Materials provided:
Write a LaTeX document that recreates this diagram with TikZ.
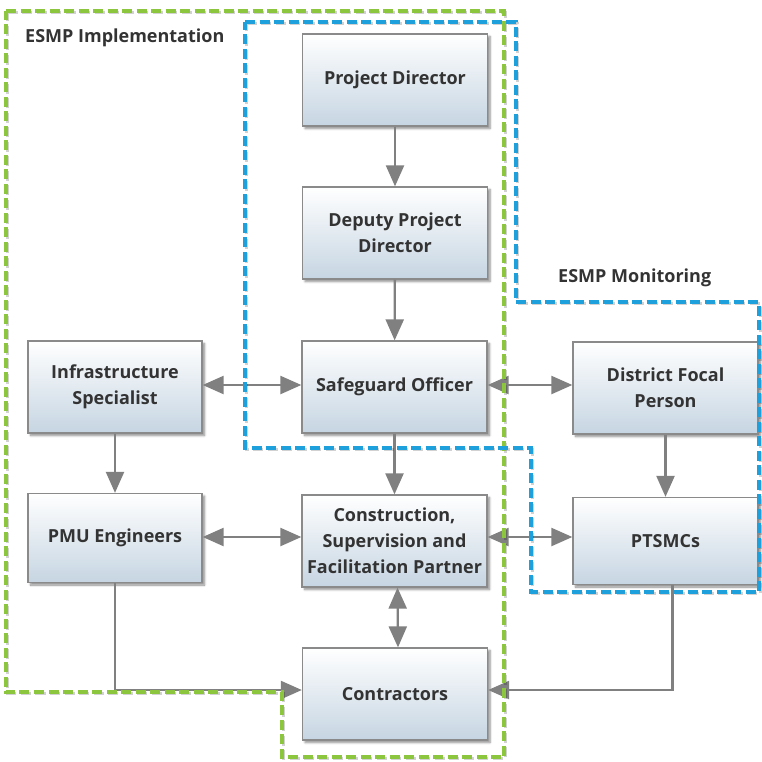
\documentclass[tikz,border=0pt]{standalone}
\usepackage{fontspec}
\setmainfont{Open Sans}
\usetikzlibrary{arrows.meta,shadows.blur,calc}
\definecolor{txt}{HTML}{333333}
\definecolor{boxbot}{HTML}{C6D5E2}
\definecolor{boxline}{HTML}{8A8A8A}
\definecolor{arr}{HTML}{808080}
\definecolor{grn}{HTML}{8CC63F}
\definecolor{blu}{HTML}{1EA0DC}
\tikzset{
  orgbox/.style={draw=boxline, line width=1.3pt, top color=white, bottom color=boxbot,
    minimum width=185pt, minimum height=92pt, inner sep=0pt, align=center,
    text=txt, font=\bfseries\fontsize{18}{26}\selectfont,
    blur shadow={shadow xshift=2.5pt, shadow yshift=-2.5pt, shadow blur steps=6, shadow opacity=45}},
  narrowbox/.style={orgbox, minimum width=174pt},
  tip/.tip={Triangle[length=21pt,width=18pt]},
  conn/.style={draw=arr, line width=2.3pt, -tip},
  biconn/.style={draw=arr, line width=2.3pt, tip-tip},
  grpline/.style={line width=3.3pt, dash pattern=on 10pt off 4.5pt},
  grpshadow/.style={grpline, draw=black, opacity=0.18, transform canvas={shift={(1.5pt,-1.5pt)}}},
  grplabel/.style={text=txt, font=\bfseries\fontsize{18}{22}\selectfont, anchor=west, inner sep=0pt}
}
\begin{document}
\begin{tikzpicture}[x=1pt,y=-1pt]
\useasboundingbox (0,0) rectangle (762,761);
% boxes
\node[orgbox] (PD) at (395,80) {Project Director};
\node[orgbox] (DPD) at (395,233) {Deputy Project\\Director};
\node[orgbox] (SO) at (394.5,387) {Safeguard Officer};
\node[narrowbox] (IS) at (115,387) {Infrastructure\\Specialist};
\node[orgbox] (DFP) at (665.5,388) {District Focal\\Person};
\node[narrowbox, minimum height=89pt] (PMU) at (115,538) {PMU Engineers};
\node[orgbox] (CSF) at (394.5,541) {Construction,\\Supervision and\\Facilitation Partner};
\node[orgbox, minimum height=87pt] (PT) at (665.5,541) {PTSMCs};
\node[orgbox] (CON) at (395,694) {Contractors};
% connectors
\draw[conn] (PD) -- (DPD);
\draw[conn] (DPD) -- (SO);
\draw[conn] (SO) -- (CSF);
\draw[biconn] (IS.east |- 0,385) -- (SO.west |- 0,385);
\draw[biconn] (SO.east |- 0,385) -- (DFP.west |- 0,385);
\draw[conn] (IS.south) -- (PMU.north);
\draw[conn] (DFP.south) -- (PT.north);
\draw[biconn] (PMU.east |- 0,537) -- (CSF.west |- 0,537);
\draw[biconn] (CSF.east |- 0,537) -- (PT.west |- 0,537);
\draw[biconn] ($(CSF.south)+(3,0)$) -- ($(CON.north)+(3,0)$);
\coordinate (pmuturn) at (PMU.south |- 0,690);
\coordinate (ptturn) at ($(PT.south)+(7,0)$);
\draw[conn] (PMU.south) -- (pmuturn) -- (pmuturn -| CON.west);
\draw[conn] (ptturn) -- (ptturn |- 0,690) -- (CON.east |- 0,690);
% group outlines
\draw[grpshadow] (6,11) -- (504,11) -- (504,757) -- (282,757) -- (282,692) -- (6,692) -- cycle;
\draw[grpshadow] (245,22) -- (516,22) -- (516,302) -- (759,302) -- (759,592) -- (531,592) -- (531,448) -- (245,448) -- cycle;
\draw[grpline, draw=grn] (6,11) -- (504,11) -- (504,757) -- (282,757) -- (282,692) -- (6,692) -- cycle;
\draw[grpline, draw=blu] (245,22) -- (516,22) -- (516,302) -- (759,302) -- (759,592) -- (531,592) -- (531,448) -- (245,448) -- cycle;
\node[grplabel] (L1) at (25,38) {ESMP Implementation};
\node[grplabel] (L2) at (558,278) {ESMP Monitoring};
\end{tikzpicture}
\end{document}
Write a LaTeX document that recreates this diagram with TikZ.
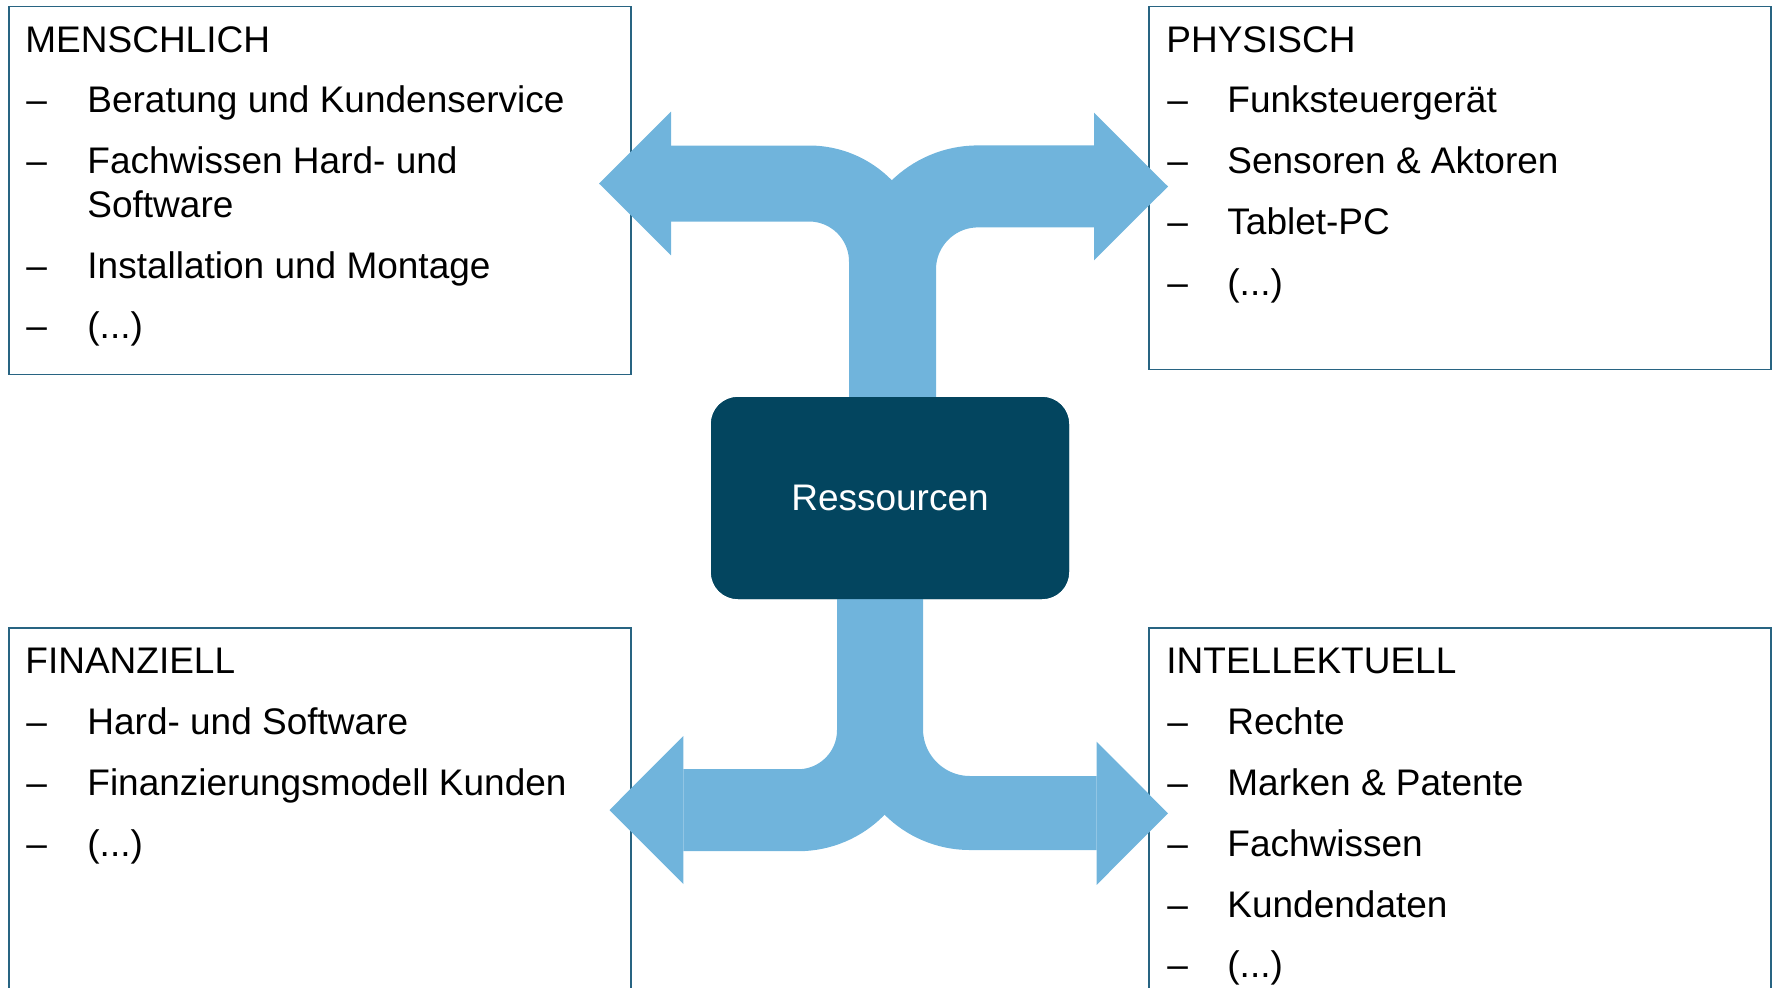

The task: Reproduce every line above as written, skipping pictures.

Exercise answer:
Write a LaTeX document that recreates this diagram with TikZ.
\documentclass[tikz,border=0pt]{standalone}
\usepackage{fontspec}
\setmainfont{Open Sans}
\usetikzlibrary{arrows.meta,shadows.blur,calc}
\definecolor{txt}{HTML}{333333}
\definecolor{boxbot}{HTML}{C6D5E2}
\definecolor{boxline}{HTML}{8A8A8A}
\definecolor{arr}{HTML}{808080}
\definecolor{grn}{HTML}{8CC63F}
\definecolor{blu}{HTML}{1EA0DC}
\tikzset{
  orgbox/.style={draw=boxline, line width=1.3pt, top color=white, bottom color=boxbot,
    minimum width=185pt, minimum height=92pt, inner sep=0pt, align=center,
    text=txt, font=\bfseries\fontsize{18}{26}\selectfont,
    blur shadow={shadow xshift=2.5pt, shadow yshift=-2.5pt, shadow blur steps=6, shadow opacity=45}},
  narrowbox/.style={orgbox, minimum width=174pt},
  tip/.tip={Triangle[length=21pt,width=18pt]},
  conn/.style={draw=arr, line width=2.3pt, -tip},
  biconn/.style={draw=arr, line width=2.3pt, tip-tip},
  grpline/.style={line width=3.3pt, dash pattern=on 10pt off 4.5pt},
  grpshadow/.style={grpline, draw=black, opacity=0.18, transform canvas={shift={(1.5pt,-1.5pt)}}},
  grplabel/.style={text=txt, font=\bfseries\fontsize{18}{22}\selectfont, anchor=west, inner sep=0pt}
}
\begin{document}
\begin{tikzpicture}[x=1pt,y=-1pt]
\useasboundingbox (0,0) rectangle (762,761);
% boxes
\node[orgbox] (PD) at (395,80) {Project Director};
\node[orgbox] (DPD) at (395,233) {Deputy Project\\Director};
\node[orgbox] (SO) at (394.5,387) {Safeguard Officer};
\node[narrowbox] (IS) at (115,387) {Infrastructure\\Specialist};
\node[orgbox] (DFP) at (665.5,388) {District Focal\\Person};
\node[narrowbox, minimum height=89pt] (PMU) at (115,538) {PMU Engineers};
\node[orgbox] (CSF) at (394.5,541) {Construction,\\Supervision and\\Facilitation Partner};
\node[orgbox, minimum height=87pt] (PT) at (665.5,541) {PTSMCs};
\node[orgbox] (CON) at (395,694) {Contractors};
% connectors
\draw[conn] (PD) -- (DPD);
\draw[conn] (DPD) -- (SO);
\draw[conn] (SO) -- (CSF);
\draw[biconn] (IS.east |- 0,385) -- (SO.west |- 0,385);
\draw[biconn] (SO.east |- 0,385) -- (DFP.west |- 0,385);
\draw[conn] (IS.south) -- (PMU.north);
\draw[conn] (DFP.south) -- (PT.north);
\draw[biconn] (PMU.east |- 0,537) -- (CSF.west |- 0,537);
\draw[biconn] (CSF.east |- 0,537) -- (PT.west |- 0,537);
\draw[biconn] ($(CSF.south)+(3,0)$) -- ($(CON.north)+(3,0)$);
\coordinate (pmuturn) at (PMU.south |- 0,690);
\coordinate (ptturn) at ($(PT.south)+(7,0)$);
\draw[conn] (PMU.south) -- (pmuturn) -- (pmuturn -| CON.west);
\draw[conn] (ptturn) -- (ptturn |- 0,690) -- (CON.east |- 0,690);
% group outlines
\draw[grpshadow] (6,11) -- (504,11) -- (504,757) -- (282,757) -- (282,692) -- (6,692) -- cycle;
\draw[grpshadow] (245,22) -- (516,22) -- (516,302) -- (759,302) -- (759,592) -- (531,592) -- (531,448) -- (245,448) -- cycle;
\draw[grpline, draw=grn] (6,11) -- (504,11) -- (504,757) -- (282,757) -- (282,692) -- (6,692) -- cycle;
\draw[grpline, draw=blu] (245,22) -- (516,22) -- (516,302) -- (759,302) -- (759,592) -- (531,592) -- (531,448) -- (245,448) -- cycle;
\node[grplabel] (L1) at (25,38) {ESMP Implementation};
\node[grplabel] (L2) at (558,278) {ESMP Monitoring};
\end{tikzpicture}
\end{document}
Write a LaTeX document that recreates this diagram with TikZ.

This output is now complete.